Physics Professor Brian Tinsley to Present a Colloquium at the State University of New York at Buffalo on March 2, 2006.
"The Role of the Global Electric Circuit in External and Internal Forcing of Clouds and Climate"
Dr. Tinsley will discuss his theory for effects of atmospheric electricity on cloud cover which is consistent with the analysis of Greenland ice cores at SUNY-Buffalo which shows climate cycles correlated with solar activity.
Dr. Tinsley’s research over the past 18 years has been a search for the physical mechanism by which changes in the sun affect clouds, weather, and climate.
He has developed a theory that the solar wind, which is the extremely hot outer atmosphere of the sun blowing past the Earth at supersonic speeds, affects electrical currents that flow in the atmosphere, which in turn affect the properties of clouds.The electrical charge that is deposited on clouds affects the rate of formation of ice, if the clouds are cold enough, and also the average size of droplets, that in turn affect cloud cover and rates of precipitation. Over the years Dr. Tinsley has developed theoretical models and gathered observational evidence for this theory, and within the last few months a ‘smoking gun’ has been found that is strong confirmation of it.
This has shown up in an analysis of atmospheric electricity data from the Vostok station high on the ice cap in Antarctica. It has been shown that the downward atmospheric current density at Vostok responds to day-to-day changes in the solar wind, and that the surface pressure at Vostok responds to these changes, consistent with Dr. Tinsley’s theory on effects on cloud cover. Even more significantly, the Vostok observations show even larger pressure responses to the larger day-to-day changes in atmospheric current density, which are due to the internal electrical generators (tropical thunderstorms) in the global atmospheric electric circuit.

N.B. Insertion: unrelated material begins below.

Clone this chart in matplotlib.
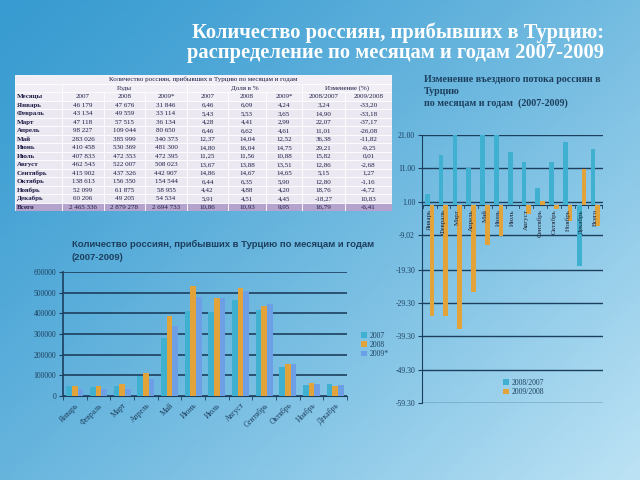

Dr. Tinsley’s mechanism provides a sufficient explanation for climate changes such as the ‘Little Ice Age’; the cold period in Northern Europe in the late 17th Century, when sunspots were absent for several decades. The mechanism also accounts for about half the global warming in the 20th century, which correlates with the increase in sunspot numbers during that period.
Dr. Brian Tinsley has been actively involved in observational and theoretical research on upper atmosphere processes (Aeronomy) for more than 40 years, and has served on many national and international organizations in this field including Program Director for Aeronomy at the National Science Foundation from 1986-88.